= Material provided =
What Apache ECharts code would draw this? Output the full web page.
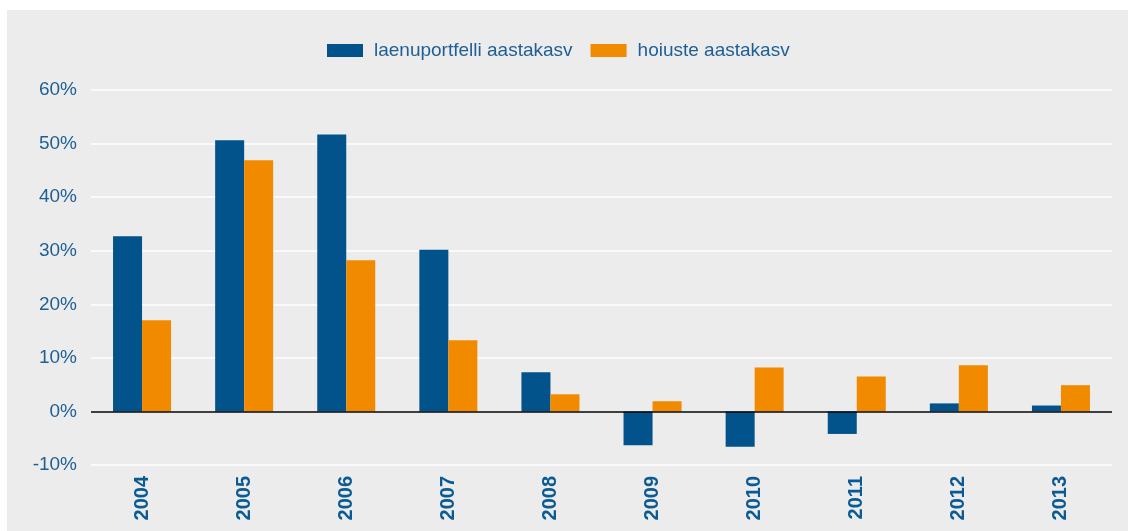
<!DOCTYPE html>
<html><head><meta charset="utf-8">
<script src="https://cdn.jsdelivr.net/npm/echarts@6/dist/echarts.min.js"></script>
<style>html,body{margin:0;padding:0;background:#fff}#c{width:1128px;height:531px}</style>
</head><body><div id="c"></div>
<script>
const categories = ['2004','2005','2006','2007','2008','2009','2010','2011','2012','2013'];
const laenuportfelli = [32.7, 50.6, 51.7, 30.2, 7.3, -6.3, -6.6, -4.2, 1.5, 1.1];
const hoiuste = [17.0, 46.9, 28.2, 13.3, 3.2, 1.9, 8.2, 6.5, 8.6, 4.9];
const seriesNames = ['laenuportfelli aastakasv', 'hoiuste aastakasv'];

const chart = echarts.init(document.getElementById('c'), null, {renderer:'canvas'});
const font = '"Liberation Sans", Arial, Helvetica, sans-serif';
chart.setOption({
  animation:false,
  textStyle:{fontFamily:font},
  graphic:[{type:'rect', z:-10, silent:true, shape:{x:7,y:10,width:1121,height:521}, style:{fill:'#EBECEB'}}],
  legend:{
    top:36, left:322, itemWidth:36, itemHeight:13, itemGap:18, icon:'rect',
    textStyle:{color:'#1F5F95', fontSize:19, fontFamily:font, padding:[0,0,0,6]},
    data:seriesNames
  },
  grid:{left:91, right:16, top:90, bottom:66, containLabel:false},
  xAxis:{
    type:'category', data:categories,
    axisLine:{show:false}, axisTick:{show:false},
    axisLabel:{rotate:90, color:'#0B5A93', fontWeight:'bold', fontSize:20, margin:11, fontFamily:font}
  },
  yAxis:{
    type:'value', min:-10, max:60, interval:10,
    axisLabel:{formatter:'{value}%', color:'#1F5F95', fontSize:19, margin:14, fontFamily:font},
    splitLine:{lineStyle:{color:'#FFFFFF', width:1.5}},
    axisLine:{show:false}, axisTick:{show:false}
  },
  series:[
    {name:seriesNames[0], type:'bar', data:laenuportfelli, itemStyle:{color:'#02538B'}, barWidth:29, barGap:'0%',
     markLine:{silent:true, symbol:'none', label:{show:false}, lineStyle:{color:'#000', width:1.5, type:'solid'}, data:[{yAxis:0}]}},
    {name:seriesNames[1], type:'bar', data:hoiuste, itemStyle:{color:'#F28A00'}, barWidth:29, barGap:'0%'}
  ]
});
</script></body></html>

= Your task =
Restate only the lines running from the start of the material above through the line containing "const seriesNames = ['laenuportfelli", ends included. No pictures.

= The completed task =
What Apache ECharts code would draw this? Output the full web page.
<!DOCTYPE html>
<html><head><meta charset="utf-8">
<script src="https://cdn.jsdelivr.net/npm/echarts@6/dist/echarts.min.js"></script>
<style>html,body{margin:0;padding:0;background:#fff}#c{width:1128px;height:531px}</style>
</head><body><div id="c"></div>
<script>
const categories = ['2004','2005','2006','2007','2008','2009','2010','2011','2012','2013'];
const laenuportfelli = [32.7, 50.6, 51.7, 30.2, 7.3, -6.3, -6.6, -4.2, 1.5, 1.1];
const hoiuste = [17.0, 46.9, 28.2, 13.3, 3.2, 1.9, 8.2, 6.5, 8.6, 4.9];
const seriesNames = ['laenuportfelli aastakasv', 'hoiuste aastakasv'];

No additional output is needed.